Particularly I'm trying to do this for the variable for maternal age (mage). How do I pull out observations where the mage variable is not an integer?
PROC PRINT DATA=work.DATA;
(dead NE 1 AND dead NE 0) OR
(sex NE 1 AND sex NE 0) OR
(rc_gp NE 1 AND rc_gp NE 2 AND rc_gp NE 3 AND rc_gp NE 4 AND rc_gp NE 5) OR
(hisp NE 0 AND hisp NE 1) OR
(8 GE mage OR mage GE 85)
(medu LE 5 OR medu GT 17);
09-14-2012 01:39 AM
May be a quite different approach:
- suppose you have SAS-formats defined to the wanted valid integer values
For the variable sex:
0='M' or male,
1='F' or female m ,
9= ' ' missing ,
other= "-" invalid ... the meaning.
- Testing on the formatted value of you variable will give a very strict data quality approach
Use the put or input function to recode/format values.
Remember that numbers in SAS are always of type floating.
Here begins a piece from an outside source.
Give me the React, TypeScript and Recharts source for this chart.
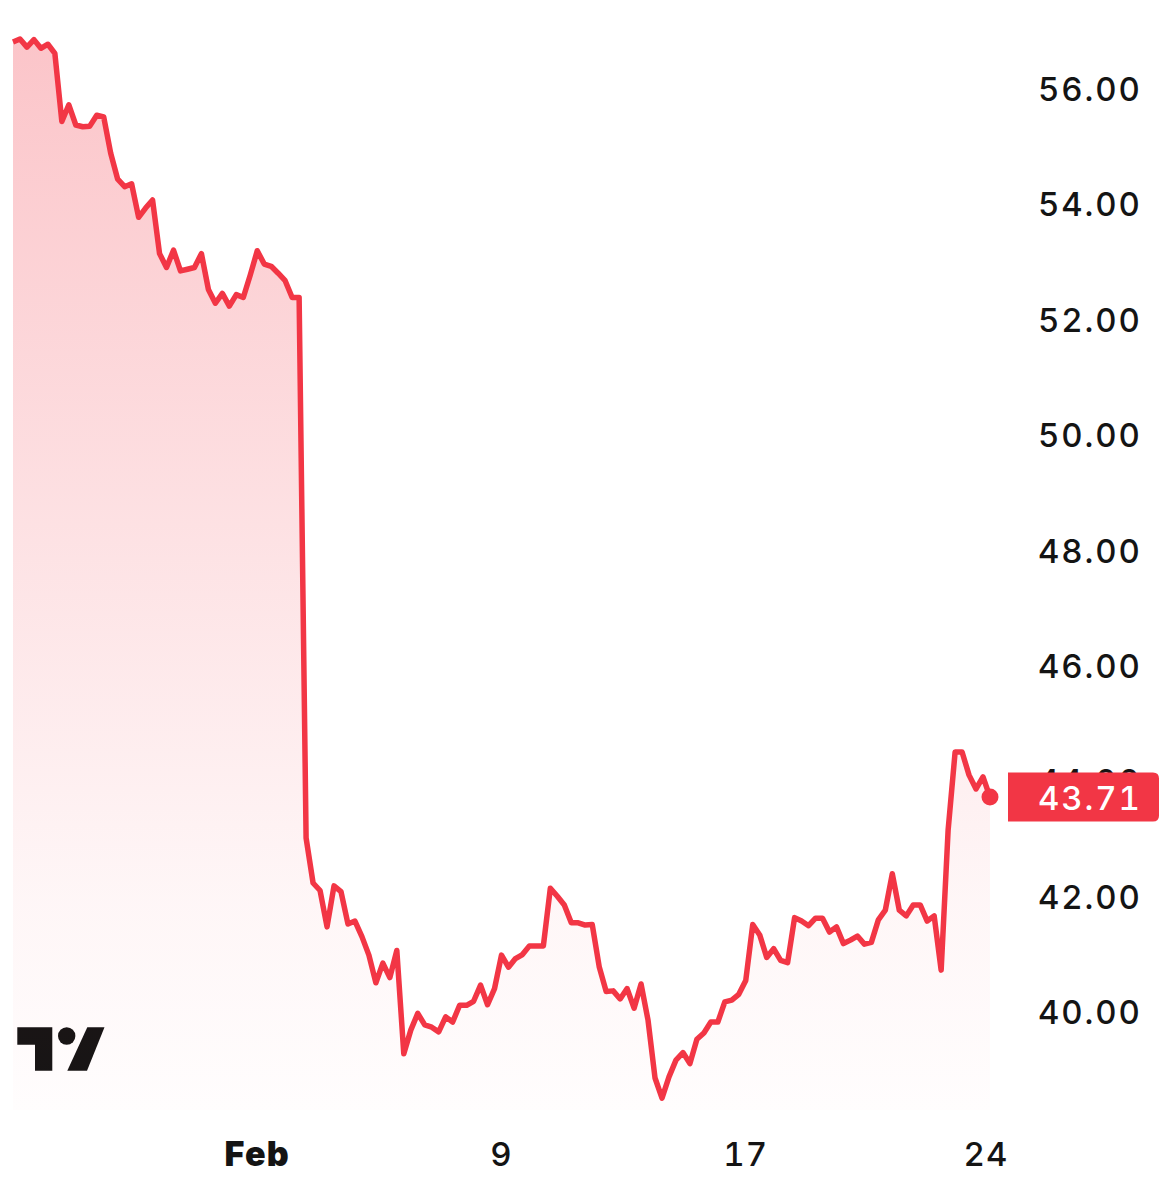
import React from "react";
import { ComposedChart, Area, XAxis, YAxis, ReferenceDot } from "recharts";

// closing price per bar
const closes = [
  56.8, 56.85, 56.71, 56.84, 56.69, 56.76, 56.6, 55.42, 55.71, 55.36,
  55.33, 55.34, 55.53, 55.5, 54.87, 54.42, 54.29, 54.34, 53.76, 53.92,
  54.06, 53.13, 52.89, 53.19, 52.83, 52.86, 52.89, 53.13, 52.51, 52.27,
  52.44, 52.22, 52.42, 52.37, 52.76, 53.18, 52.95, 52.91, 52.79, 52.66,
  52.37, 52.37, 43.0, 42.22, 42.09, 41.46, 42.17, 42.07, 41.51, 41.56,
  41.29, 40.97, 40.49, 40.83, 40.58, 41.05, 39.26, 39.67, 39.96, 39.76,
  39.72, 39.64, 39.9, 39.81, 40.1, 40.1, 40.17, 40.45, 40.11, 40.39,
  40.97, 40.76, 40.91, 40.98, 41.13, 41.13, 41.13, 42.13, 41.99, 41.84,
  41.53, 41.53, 41.49, 41.5, 40.77, 40.34, 40.35, 40.21, 40.39, 40.05,
  40.47, 39.84, 38.84, 38.49, 38.86, 39.15, 39.28, 39.09, 39.51, 39.62,
  39.81, 39.81, 40.16, 40.19, 40.29, 40.53, 41.5, 41.32, 40.93, 41.08,
  40.88, 40.84, 41.62, 41.56, 41.48, 41.61, 41.61, 41.37, 41.46, 41.17,
  41.23, 41.3, 41.16, 41.19, 41.58, 41.75, 42.38, 41.75, 41.65, 41.84,
  41.84, 41.56, 41.65, 40.71, 43.14, 44.49, 44.49, 44.09, 43.85, 44.06,
  43.71,
];

const dateTicks = [35, 70, 105, 140];
const dateLabels = ["Feb", "9", "17", "24"];
const lastPrice = 43.71;
// last price goes at the end so its badge paints over the 44.00 label
const priceTicks = [40, 42, 44, 46, 48, 50, 52, 54, 56, lastPrice];

const RED = "#f23645";
const INK = "#141414";
const FONT = "Inter, 'Noto Sans', sans-serif";

const data = closes.map((close, i) => ({ i, close }));

const DateTick = (props: any) => {
  const { x, y, payload } = props;
  const label = dateLabels[dateTicks.indexOf(payload.value)];
  const isMonth = label === "Feb";
  return (
    <text
      x={label === "24" ? x - 4 : x}
      y={y}
      dy={16}
      textAnchor="middle"
      fontFamily={FONT}
      fontSize={isMonth ? 34 : 33}
      fontWeight={isMonth ? 900 : 500}
      letterSpacing={1.2}
      fill={INK}
      style={{ fontVariantNumeric: "tabular-nums" }}
    >
      {label}
    </text>
  );
};

const PriceTick = (props: any) => {
  const { y, payload } = props;
  const textX = 1038;
  const isLast = payload.value === lastPrice;
  const t = y - 24.5;
  const b = y + 24.5;
  return (
    <g>
      {isLast && (
        <path d={`M1008 ${t}H1153Q1159 ${t} 1159 ${t + 6}V${b - 6}Q1159 ${b} 1153 ${b}H1008Z`} fill={RED} />
      )}
      <text
        x={textX}
        y={y}
        dy={13}
        fontFamily={FONT}
        fontSize={33}
        fontWeight={500}
        letterSpacing={1.9}
        fill={isLast ? "#fff" : INK}
        style={{ fontVariantNumeric: "tabular-nums" }}
      >
        {payload.value.toFixed(2)}
      </text>
    </g>
  );
};

export default function App() {
  return (
    <div style={{ position: "absolute", left: 0, top: 0, width: 1175, height: 1200, background: "#fff" }}>
      <ComposedChart
        width={1175}
        height={1200}
        data={data}
        margin={{ top: 20, right: 0, bottom: 0, left: 13 }}
      >
        <defs>
          <linearGradient id="closeFill" x1="0" y1="0" x2="0" y2="1">
            <stop offset="0%" stopColor={RED} stopOpacity={0.29} />
            <stop offset="50%" stopColor={RED} stopOpacity={0.135} />
            <stop offset="80%" stopColor={RED} stopOpacity={0.045} />
            <stop offset="100%" stopColor={RED} stopOpacity={0.01} />
          </linearGradient>
        </defs>
        <XAxis
          dataKey="i"
          type="number"
          domain={[0, 140]}
          ticks={dateTicks}
          interval={0}
          height={90}
          axisLine={false}
          tickLine={false}
          tickMargin={34}
          tick={<DateTick />}
        />
        <YAxis
          orientation="right"
          width={185}
          domain={[38.285, 57.18]}
          ticks={priceTicks}
          interval={0}
          axisLine={false}
          tickLine={false}
          tick={<PriceTick />}
        />
        <Area
          type="linear"
          dataKey="close"
          stroke={RED}
          strokeWidth={5.5}
          strokeLinejoin="round"
          fill="url(#closeFill)"
          fillOpacity={1}
          dot={false}
          activeDot={false}
          isAnimationActive={false}
        />
        <ReferenceDot x={140} y={lastPrice} r={8.5} fill={RED} stroke="none" />
        {/* TradingView mark */}
        <g fill={INK}>
          <path d="M17.3 1027.3H52.3V1070.7H35V1044.7H17.3Z" />
          <circle cx={66.7} cy={1036} r={8.7} />
          <path d="M87.3 1027.3H104.5L87 1070.7H67.3Z" />
        </g>
      </ComposedChart>
    </div>
  );
}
The storage needed is requiring normally 8 bytes.
Sometimes 1 is not 1 but nearly 1 and you don't see it. It can be a reason of a failed assignment. Rounding up can be necessary.
To circumvent the floating issues you can think about having it set as character-types. 0, 1 9 can be perfectly stored and processed as character-values. The requirement is you don't need to calculate with these values. Just counting the values in a population is no problem.